As a young woman, I yearned to be President. I wanted to see the United States shatter the final glass ceiling. Sadly, women will have to wait at least another four years for that opportunity. As disappointing as the election outcome is for half of our nation, it is not surprising for those of us who understand the role of leadership in winning elections.
My work in politics started in the late 1980’s. It was a time when the first generation of women to be elected in their own right, not assuming the office of a father or husband, was coming into its own and the overwhelmingly male political consulting class was far from organized. It was the adolescence of the professional political machine that dominates Washington, DC today.
Many on today’s political stage were at one time my colleagues or competitors on the campaign trail or among of those covering the races. Often being one of the youngest and, perhaps, the only woman at the table, I quickly understood that there were those who were there to play the game and those who longed to change it. One group was driven by money, power and the win, the other by making a difference and serving the public good. While the lines may have blurred at times, the core motivations remained and those that were willing to win at all costs became the confidantes of the victors and those who spoke truth to power were excused from the circle.
That’s where I first learned about true leadership as I understood that authentic leaders want to hear what others believe rather than be told what people think they want to hear. The challenge for a consultant (who wants to be paid) is that telling candidates what’s real rather than what’s expedient doesn’t work well with leaders who lack integrity. I sat at one too many tables where the consultants who stood to gain the most allowed the truth to slide by and quieted the voices of those of us who tried to say otherwise, only to lose the election. So, I stopped working with candidates and I moved outside the Beltway and to the West Coast where I’ve built a practice guiding clients creating change by fostering leadership for employees and themselves.
On a recent trip to our nation’s Capitol in March of this year, I was surprised to fine the smugness of beltway insiders of Clinton’s inevitability in the face of the Republican primary circus—and this was before Trump clinched the nomination. To be clear, I am not a Trump supporter, nor do I endorse his approach and conduct toward a variety our country’s most vulnerable constituencies. But it unnerved me that not one of the uber-educated, highly connected individuals could fathom how a crass, explicative dropping, outsider like Trump could ever win the Presidency. The insiders’ incredulousness can be seen everyday in our media. Even my beloved NPR, has reporters who are one step shy of disdainful of anyone who says they support Trump.
So what shift needed to be made? What were the Beltway insiders missing?
It is simple—people across this country want to be seen, heard and valued, and it can only be done by someone who is willing to be open, honest and direct about whom he or she is.
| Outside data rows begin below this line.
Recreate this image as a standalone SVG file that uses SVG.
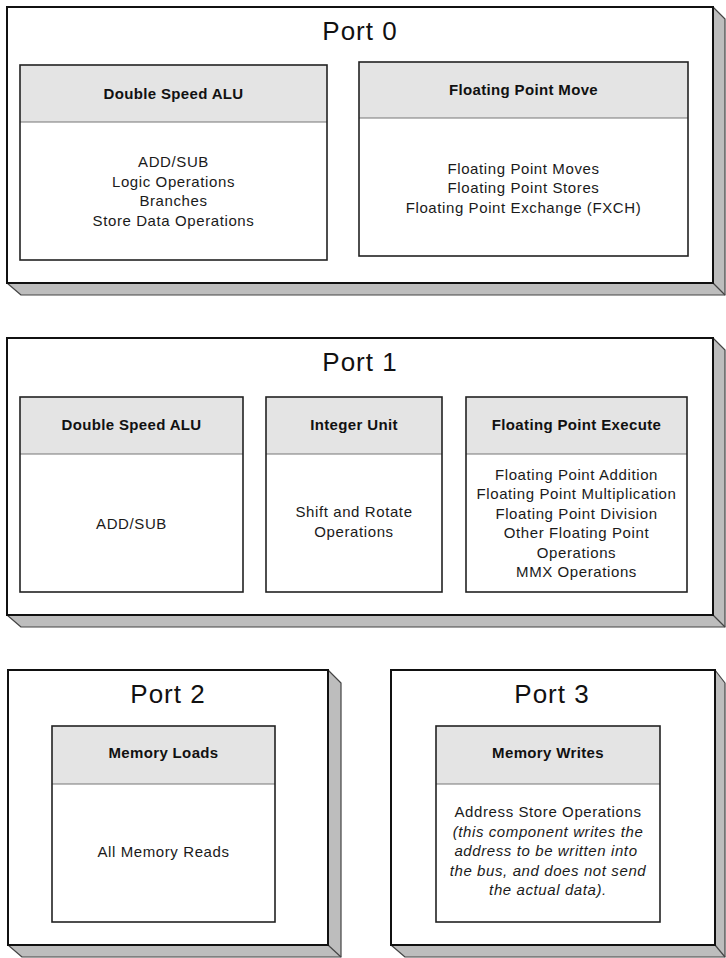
<svg xmlns="http://www.w3.org/2000/svg" width="726" height="958" viewBox="0 0 726 958">
<style>
.front{fill:#ffffff;stroke:#111;stroke-width:2}
.shadow{fill:#bdbdbd;stroke:#444;stroke-width:1.2;stroke-linejoin:round}
.edge{stroke:#444;stroke-width:1.2;fill:none}
.box{fill:#ffffff;stroke:#222;stroke-width:1.6}
.hdr{fill:#e4e4e4;stroke:none}
.div{stroke:#777;stroke-width:1.2}
.title{font-family:"Liberation Sans",Arial,sans-serif;font-size:26px;letter-spacing:1px;fill:#111;text-anchor:middle}
.h{font-family:"Liberation Sans",Arial,sans-serif;font-size:15px;font-weight:bold;letter-spacing:0.35px;fill:#111;text-anchor:middle}
.t{font-family:"Liberation Sans",Arial,sans-serif;font-size:15px;letter-spacing:0.6px;fill:#1a1a1a;text-anchor:middle}
.i{font-style:italic}
</style>
<rect width="726" height="958" fill="#ffffff"/>

<g id="port0">
  <polygon class="shadow" points="7,283 21,295 725,295 725,19 713,7 713,283"/>
  <line class="edge" x1="713" y1="283" x2="725" y2="295"/>
  <rect class="front" x="7" y="7" width="706" height="276"/>
  <text class="title" x="360" y="39.5">Port 0</text>
</g>
<g id="p0-alu">
  <rect class="hdr" x="20" y="65" width="307" height="57"/>
  <line class="div" x1="20" y1="122" x2="327" y2="122"/>
  <rect class="box" x="20" y="65" width="307" height="195" fill="none" style="fill:none"/>
  <text class="h" x="173.5" y="98.5">Double Speed ALU</text>
  <text class="t" x="173.5" y="167">ADD/SUB</text>
  <text class="t" x="173.5" y="186.5">Logic Operations</text>
  <text class="t" x="173.5" y="206">Branches</text>
  <text class="t" x="173.5" y="225.5">Store Data Operations</text>
</g>
<g id="p0-fpmove">
  <rect class="hdr" x="359" y="62" width="329" height="56"/>
  <line class="div" x1="359" y1="118" x2="688" y2="118"/>
  <rect class="box" x="359" y="62" width="329" height="194" style="fill:none"/>
  <text class="h" x="523.5" y="95">Floating Point Move</text>
  <text class="t" x="523.5" y="173.5">Floating Point Moves</text>
  <text class="t" x="523.5" y="193">Floating Point Stores</text>
  <text class="t" x="523.5" y="212.5">Floating Point Exchange (FXCH)</text>
</g>

<g id="port1">
  <polygon class="shadow" points="7,615 21,627 725,627 725,350 713,338 713,615"/>
  <line class="edge" x1="713" y1="615" x2="725" y2="627"/>
  <rect class="front" x="7" y="338" width="706" height="277"/>
  <text class="title" x="360" y="370.5">Port 1</text>
</g>
<g id="p1-alu">
  <rect class="hdr" x="20" y="397" width="223" height="57"/>
  <line class="div" x1="20" y1="454" x2="243" y2="454"/>
  <rect class="box" x="20" y="397" width="223" height="195" style="fill:none"/>
  <text class="h" x="131.5" y="430">Double Speed ALU</text>
  <text class="t" x="131.5" y="528.5">ADD/SUB</text>
</g>
<g id="p1-int">
  <rect class="hdr" x="266" y="397" width="176" height="57"/>
  <line class="div" x1="266" y1="454" x2="442" y2="454"/>
  <rect class="box" x="266" y="397" width="176" height="195" style="fill:none"/>
  <text class="h" x="354" y="430">Integer Unit</text>
  <text class="t" x="354" y="517">Shift and Rotate</text>
  <text class="t" x="354" y="536.5">Operations</text>
</g>
<g id="p1-fpexec">
  <rect class="hdr" x="466" y="397" width="221" height="57"/>
  <line class="div" x1="466" y1="454" x2="687" y2="454"/>
  <rect class="box" x="466" y="397" width="221" height="195" style="fill:none"/>
  <text class="h" x="576.5" y="430">Floating Point Execute</text>
  <text class="t" x="576.5" y="479.5">Floating Point Addition</text>
  <text class="t" x="576.5" y="499">Floating Point Multiplication</text>
  <text class="t" x="576.5" y="518.5">Floating Point Division</text>
  <text class="t" x="576.5" y="538">Other Floating Point</text>
  <text class="t" x="576.5" y="557.5">Operations</text>
  <text class="t" x="576.5" y="577">MMX Operations</text>
</g>

<g id="port2">
  <polygon class="shadow" points="8,945 22,957 341,957 341,683 328,670 328,945"/>
  <line class="edge" x1="328" y1="945" x2="341" y2="957"/>
  <rect class="front" x="8" y="670" width="320" height="275"/>
  <text class="title" x="168" y="703">Port 2</text>
</g>
<g id="p2-loads">
  <rect class="hdr" x="52" y="726" width="223" height="58"/>
  <line class="div" x1="52" y1="784" x2="275" y2="784"/>
  <rect class="box" x="52" y="726" width="223" height="196" style="fill:none"/>
  <text class="h" x="163.5" y="758">Memory Loads</text>
  <text class="t" x="163.5" y="856.5">All Memory Reads</text>
</g>

<g id="port3">
  <polygon class="shadow" points="391,945 405,957 725,957 725,683 715,670 715,945"/>
  <line class="edge" x1="715" y1="945" x2="725" y2="957"/>
  <rect class="front" x="391" y="670" width="324" height="275"/>
  <text class="title" x="552" y="703">Port 3</text>
</g>
<g id="p3-writes">
  <rect class="hdr" x="436" y="726" width="224" height="58"/>
  <line class="div" x1="436" y1="784" x2="660" y2="784"/>
  <rect class="box" x="436" y="726" width="224" height="196" style="fill:none"/>
  <text class="h" x="548" y="758">Memory Writes</text>
  <text class="t" x="548" y="817">Address Store Operations</text>
  <text class="t i" x="548" y="836.5">(this component writes the</text>
  <text class="t i" x="546" y="856">address to be written into</text>
  <text class="t i" x="548" y="875.5">the bus, and does not send</text>
  <text class="t i" x="548" y="895">the actual data).</text>
</g>

<g id="connectors"></g>
</svg>
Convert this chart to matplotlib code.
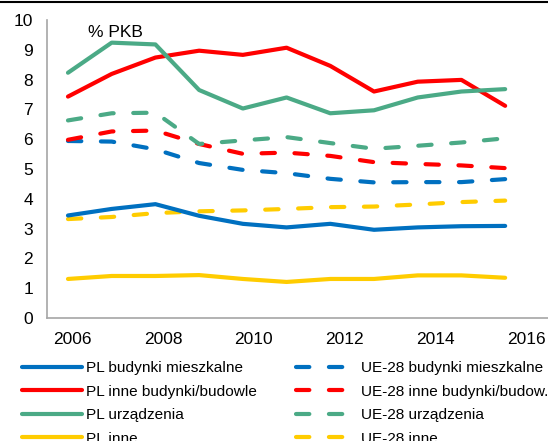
import matplotlib
matplotlib.use("Agg")
import matplotlib.pyplot as plt
from matplotlib.lines import Line2D

plt.rcParams['font.family'] = ['Liberation Sans', 'DejaVu Sans']

years = [2006, 2007, 2008, 2009, 2010, 2011, 2012, 2013, 2014, 2015, 2016]

pl_mieszkalne = [3.44, 3.66, 3.82, 3.43, 3.16, 3.04, 3.16, 2.96, 3.04, 3.08, 3.09]
pl_inne_bud = [7.43, 8.19, 8.74, 8.97, 8.83, 9.07, 8.46, 7.60, 7.93, 7.99, 7.12]
pl_urzadzenia = [8.23, 9.24, 9.18, 7.65, 7.03, 7.40, 6.87, 6.97, 7.40, 7.60, 7.68]
pl_inne = [1.31, 1.41, 1.41, 1.44, 1.31, 1.21, 1.31, 1.31, 1.43, 1.43, 1.35]

ue_mieszkalne = [5.94, 5.92, 5.66, 5.20, 4.97, 4.86, 4.67, 4.55, 4.56, 4.56, 4.66]
ue_inne_bud = [5.98, 6.26, 6.29, 5.84, 5.51, 5.55, 5.44, 5.23, 5.17, 5.12, 5.03]
ue_urzadzenia = [6.63, 6.87, 6.89, 5.84, 5.96, 6.07, 5.87, 5.68, 5.78, 5.89, 6.03]
ue_inne = [3.32, 3.39, 3.52, 3.58, 3.61, 3.66, 3.72, 3.74, 3.81, 3.89, 3.94]

pl_labels = ["PL budynki mieszkalne", "PL inne budynki/budowle", "PL urządzenia", "PL inne"]
ue_labels = ["UE-28 budynki mieszkalne", "UE-28 inne budynki/budow.", "UE-28 urządzenia", "UE-28 inne"]
tick_years = [2006, 2008, 2010, 2012, 2014, 2016]
y_ticks = [0, 1, 2, 3, 4, 5, 6, 7, 8, 9, 10]

colors = ["#0070C0", "#FF0000", "#4BAA86", "#FFCC00"]

W, H = 548, 441
fig = plt.figure(figsize=(W / 100, H / 100), dpi=100)
ax = fig.add_axes([47 / W, 1 - 318 / H, 1 - 47 / W, (318 - 20) / H])

lw = 3
dash = (0, (3.2, 4.7))
pl_series = [pl_mieszkalne, pl_inne_bud, pl_urzadzenia, pl_inne]
ue_series = [ue_mieszkalne, ue_inne_bud, ue_urzadzenia, ue_inne]

pl_handles = []
ue_handles = []
for vals, c, lab in zip(ue_series, colors, ue_labels):
    h, = ax.plot(years, vals, color=c, lw=lw, linestyle=dash,
                 dash_capstyle='round', solid_joinstyle='round', label=lab)
    ue_handles.append(h)
for vals, c, lab in zip(pl_series, colors, pl_labels):
    h, = ax.plot(years, vals, color=c, lw=lw, solid_capstyle='round',
                 solid_joinstyle='round', label=lab)
    pl_handles.append(h)

ax.set_xlim(2005.52, 2016.98)
ax.set_ylim(0, 10)
ax.set_yticks(y_ticks)
ax.set_yticklabels([str(v) for v in y_ticks])
# category labels in the source sit slightly off the data points
tick_pos = [2006.09 + (y - 2006) * 1.0405 for y in tick_years]
ax.set_xticks(tick_pos)
ax.set_xticklabels([str(y) for y in tick_years])
ax.tick_params(axis='both', length=0, labelsize=12.5, colors='black')
ax.tick_params(axis='x', pad=10)
ax.tick_params(axis='y', pad=10)

for s in ['top', 'right']:
    ax.spines[s].set_visible(False)
for s in ['left', 'bottom']:
    ax.spines[s].set_color('#A6A6A6')
    ax.spines[s].set_linewidth(1.2)

ax.text(2006.46, 9.43, "% PKB", fontsize=12.5, va='baseline', ha='left')

fig.add_artist(Line2D([0, 1], [1 - 1.5 / H, 1 - 1.5 / H], color='black', lw=1.5,
                      transform=fig.transFigure))

fs = 11.1
leg1 = fig.legend(handles=pl_handles, loc='upper left',
                  bbox_to_anchor=(22 / W, 1 - 361 / H), frameon=False,
                  fontsize=fs, handlelength=3.9, handletextpad=0.26,
                  labelspacing=0.62, borderpad=0, borderaxespad=0)
leg2 = fig.legend(handles=ue_handles, loc='upper left',
                  bbox_to_anchor=(296 / W, 1 - 361 / H), frameon=False,
                  fontsize=fs, handlelength=3.4, handletextpad=0.79,
                  labelspacing=0.62, borderpad=0, borderaxespad=0)

fig.savefig("out.png", dpi=100)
In other words, a leader has to be real for people to feel they can connect and know that they matter.
This is where the trap lies for consultants, which I’ve seen time and again. “How can people feel that a New York billionaire who’s never held office be one of them?” On paper it doesn’t make sense. Elections are won by targeting demographics, connecting group by group with messages to get them to vote for you. This is how politics works—except that it isn’t any longer. There are larger forces at play than those on the spreadsheet of a micro targeting guru—people aren’t voting the way they are supposed to. There is a new calculation at play and it is one Secretary Clinton missed.
In an era where the economy is shifting, our security threats morphing and the pace of change increasing people want what’s real, not what’s scripted, they want the truth even if they don’t like it and they want someone to do what’s in their best interest even if its unpopular. That’s a recipe for an outsider that wants to do away with business as usual in Washington and do something different.
This is not a phenomenon relegated to the political right. Bernie Sanders’ insurgent campaign and continued popularity after his defeat is a huge sign that the left has its own problems with the Clinton mantra of incremental change and trustworthiness based on experience. These were not people who simply fell in line as the distaste for a tone-deaf candidate outweighed the concern over a candidate who, while not sharing their values, promises to bust up a dysfunctional system.
For those of us who would have chosen a different election outcome, the time is now to lead—lead in our neighborhoods, communities and world. We have to look to ourselves as the answer, not just the politicians to address the issues facing us. If we can use this election as the impetus to be better and do better then perhaps a Donald Trump presidency will have served to strengthen the true core of our country that we know transcends the identity of our current elected leader.